#### WHAT NEEDS TO BE DONE
Leave out the images and repeat the listing below without a single change.

#### DATA

——

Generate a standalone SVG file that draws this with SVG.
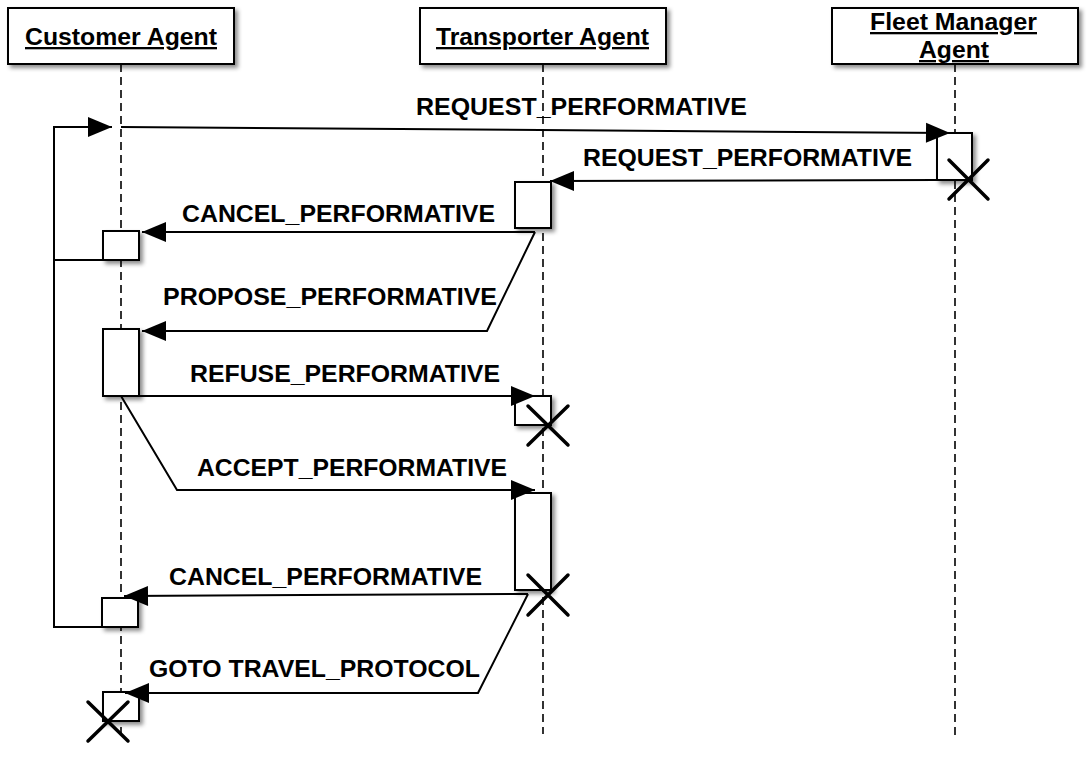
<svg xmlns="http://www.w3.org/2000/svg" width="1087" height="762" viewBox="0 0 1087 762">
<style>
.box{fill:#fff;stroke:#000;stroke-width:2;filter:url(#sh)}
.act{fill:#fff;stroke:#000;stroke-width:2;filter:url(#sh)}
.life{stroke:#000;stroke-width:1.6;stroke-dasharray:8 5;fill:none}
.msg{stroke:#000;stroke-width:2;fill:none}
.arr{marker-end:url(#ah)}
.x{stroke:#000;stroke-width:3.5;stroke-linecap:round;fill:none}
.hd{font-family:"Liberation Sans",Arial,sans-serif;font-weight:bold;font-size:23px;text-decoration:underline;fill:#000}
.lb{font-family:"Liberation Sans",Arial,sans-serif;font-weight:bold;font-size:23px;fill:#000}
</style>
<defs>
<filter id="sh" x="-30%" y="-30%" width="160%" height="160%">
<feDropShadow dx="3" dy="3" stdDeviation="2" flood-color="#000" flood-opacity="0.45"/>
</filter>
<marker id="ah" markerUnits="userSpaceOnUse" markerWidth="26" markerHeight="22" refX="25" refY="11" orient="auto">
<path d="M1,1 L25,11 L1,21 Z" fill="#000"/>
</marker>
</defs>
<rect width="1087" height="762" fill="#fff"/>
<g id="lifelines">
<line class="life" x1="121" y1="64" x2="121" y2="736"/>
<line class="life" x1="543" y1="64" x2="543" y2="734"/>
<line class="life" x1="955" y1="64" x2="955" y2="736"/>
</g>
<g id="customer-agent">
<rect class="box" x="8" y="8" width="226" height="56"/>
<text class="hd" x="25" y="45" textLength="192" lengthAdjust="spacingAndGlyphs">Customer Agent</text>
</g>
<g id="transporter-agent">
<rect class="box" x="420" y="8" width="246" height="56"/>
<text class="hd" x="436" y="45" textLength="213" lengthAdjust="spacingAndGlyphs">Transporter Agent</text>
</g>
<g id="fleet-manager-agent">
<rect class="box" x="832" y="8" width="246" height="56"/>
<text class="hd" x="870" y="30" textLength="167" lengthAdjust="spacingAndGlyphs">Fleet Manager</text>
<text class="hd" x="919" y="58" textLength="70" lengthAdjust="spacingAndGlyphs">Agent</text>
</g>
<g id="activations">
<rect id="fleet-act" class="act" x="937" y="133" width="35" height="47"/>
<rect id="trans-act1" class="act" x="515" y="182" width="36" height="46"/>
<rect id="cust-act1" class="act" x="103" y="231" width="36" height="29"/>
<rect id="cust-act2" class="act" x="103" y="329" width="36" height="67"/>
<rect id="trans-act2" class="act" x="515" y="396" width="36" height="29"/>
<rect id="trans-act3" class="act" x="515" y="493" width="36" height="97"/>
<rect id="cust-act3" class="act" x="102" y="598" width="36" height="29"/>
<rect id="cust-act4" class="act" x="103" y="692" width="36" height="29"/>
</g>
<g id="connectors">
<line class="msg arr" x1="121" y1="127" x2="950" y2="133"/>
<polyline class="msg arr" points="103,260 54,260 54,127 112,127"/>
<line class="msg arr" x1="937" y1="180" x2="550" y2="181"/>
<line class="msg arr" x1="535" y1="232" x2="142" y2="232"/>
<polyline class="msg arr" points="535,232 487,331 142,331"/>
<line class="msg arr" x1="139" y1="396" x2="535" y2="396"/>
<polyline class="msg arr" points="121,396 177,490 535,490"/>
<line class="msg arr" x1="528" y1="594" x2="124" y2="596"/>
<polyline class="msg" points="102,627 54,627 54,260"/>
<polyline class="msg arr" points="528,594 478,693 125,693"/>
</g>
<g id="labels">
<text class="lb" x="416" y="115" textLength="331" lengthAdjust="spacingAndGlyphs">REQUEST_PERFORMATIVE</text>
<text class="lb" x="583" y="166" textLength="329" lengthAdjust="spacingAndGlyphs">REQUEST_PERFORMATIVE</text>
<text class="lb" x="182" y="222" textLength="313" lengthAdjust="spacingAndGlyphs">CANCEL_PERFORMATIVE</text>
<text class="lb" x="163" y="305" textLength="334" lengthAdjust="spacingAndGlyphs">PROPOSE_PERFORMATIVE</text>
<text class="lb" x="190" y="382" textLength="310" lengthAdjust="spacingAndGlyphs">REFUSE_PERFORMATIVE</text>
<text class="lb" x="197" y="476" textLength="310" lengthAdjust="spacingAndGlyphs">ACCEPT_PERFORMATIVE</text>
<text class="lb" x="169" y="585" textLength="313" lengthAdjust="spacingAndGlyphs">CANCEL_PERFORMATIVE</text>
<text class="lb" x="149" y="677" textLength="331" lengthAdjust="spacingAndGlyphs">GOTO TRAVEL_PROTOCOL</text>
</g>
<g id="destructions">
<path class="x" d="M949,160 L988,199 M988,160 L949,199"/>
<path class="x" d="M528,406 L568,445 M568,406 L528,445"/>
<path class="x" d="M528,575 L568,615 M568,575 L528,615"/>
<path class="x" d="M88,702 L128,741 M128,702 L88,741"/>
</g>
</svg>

——

#### RESULT
Generate a standalone SVG file that draws this with SVG.
<svg xmlns="http://www.w3.org/2000/svg" width="1087" height="762" viewBox="0 0 1087 762">
<style>
.box{fill:#fff;stroke:#000;stroke-width:2;filter:url(#sh)}
.act{fill:#fff;stroke:#000;stroke-width:2;filter:url(#sh)}
.life{stroke:#000;stroke-width:1.6;stroke-dasharray:8 5;fill:none}
.msg{stroke:#000;stroke-width:2;fill:none}
.arr{marker-end:url(#ah)}
.x{stroke:#000;stroke-width:3.5;stroke-linecap:round;fill:none}
.hd{font-family:"Liberation Sans",Arial,sans-serif;font-weight:bold;font-size:23px;text-decoration:underline;fill:#000}
.lb{font-family:"Liberation Sans",Arial,sans-serif;font-weight:bold;font-size:23px;fill:#000}
</style>
<defs>
<filter id="sh" x="-30%" y="-30%" width="160%" height="160%">
<feDropShadow dx="3" dy="3" stdDeviation="2" flood-color="#000" flood-opacity="0.45"/>
</filter>
<marker id="ah" markerUnits="userSpaceOnUse" markerWidth="26" markerHeight="22" refX="25" refY="11" orient="auto">
<path d="M1,1 L25,11 L1,21 Z" fill="#000"/>
</marker>
</defs>
<rect width="1087" height="762" fill="#fff"/>
<g id="lifelines">
<line class="life" x1="121" y1="64" x2="121" y2="736"/>
<line class="life" x1="543" y1="64" x2="543" y2="734"/>
<line class="life" x1="955" y1="64" x2="955" y2="736"/>
</g>
<g id="customer-agent">
<rect class="box" x="8" y="8" width="226" height="56"/>
<text class="hd" x="25" y="45" textLength="192" lengthAdjust="spacingAndGlyphs">Customer Agent</text>
</g>
<g id="transporter-agent">
<rect class="box" x="420" y="8" width="246" height="56"/>
<text class="hd" x="436" y="45" textLength="213" lengthAdjust="spacingAndGlyphs">Transporter Agent</text>
</g>
<g id="fleet-manager-agent">
<rect class="box" x="832" y="8" width="246" height="56"/>
<text class="hd" x="870" y="30" textLength="167" lengthAdjust="spacingAndGlyphs">Fleet Manager</text>
<text class="hd" x="919" y="58" textLength="70" lengthAdjust="spacingAndGlyphs">Agent</text>
</g>
<g id="activations">
<rect id="fleet-act" class="act" x="937" y="133" width="35" height="47"/>
<rect id="trans-act1" class="act" x="515" y="182" width="36" height="46"/>
<rect id="cust-act1" class="act" x="103" y="231" width="36" height="29"/>
<rect id="cust-act2" class="act" x="103" y="329" width="36" height="67"/>
<rect id="trans-act2" class="act" x="515" y="396" width="36" height="29"/>
<rect id="trans-act3" class="act" x="515" y="493" width="36" height="97"/>
<rect id="cust-act3" class="act" x="102" y="598" width="36" height="29"/>
<rect id="cust-act4" class="act" x="103" y="692" width="36" height="29"/>
</g>
<g id="connectors">
<line class="msg arr" x1="121" y1="127" x2="950" y2="133"/>
<polyline class="msg arr" points="103,260 54,260 54,127 112,127"/>
<line class="msg arr" x1="937" y1="180" x2="550" y2="181"/>
<line class="msg arr" x1="535" y1="232" x2="142" y2="232"/>
<polyline class="msg arr" points="535,232 487,331 142,331"/>
<line class="msg arr" x1="139" y1="396" x2="535" y2="396"/>
<polyline class="msg arr" points="121,396 177,490 535,490"/>
<line class="msg arr" x1="528" y1="594" x2="124" y2="596"/>
<polyline class="msg" points="102,627 54,627 54,260"/>
<polyline class="msg arr" points="528,594 478,693 125,693"/>
</g>
<g id="labels">
<text class="lb" x="416" y="115" textLength="331" lengthAdjust="spacingAndGlyphs">REQUEST_PERFORMATIVE</text>
<text class="lb" x="583" y="166" textLength="329" lengthAdjust="spacingAndGlyphs">REQUEST_PERFORMATIVE</text>
<text class="lb" x="182" y="222" textLength="313" lengthAdjust="spacingAndGlyphs">CANCEL_PERFORMATIVE</text>
<text class="lb" x="163" y="305" textLength="334" lengthAdjust="spacingAndGlyphs">PROPOSE_PERFORMATIVE</text>
<text class="lb" x="190" y="382" textLength="310" lengthAdjust="spacingAndGlyphs">REFUSE_PERFORMATIVE</text>
<text class="lb" x="197" y="476" textLength="310" lengthAdjust="spacingAndGlyphs">ACCEPT_PERFORMATIVE</text>
<text class="lb" x="169" y="585" textLength="313" lengthAdjust="spacingAndGlyphs">CANCEL_PERFORMATIVE</text>
<text class="lb" x="149" y="677" textLength="331" lengthAdjust="spacingAndGlyphs">GOTO TRAVEL_PROTOCOL</text>
</g>
<g id="destructions">
<path class="x" d="M949,160 L988,199 M988,160 L949,199"/>
<path class="x" d="M528,406 L568,445 M568,406 L528,445"/>
<path class="x" d="M528,575 L568,615 M568,575 L528,615"/>
<path class="x" d="M88,702 L128,741 M128,702 L88,741"/>
</g>
</svg>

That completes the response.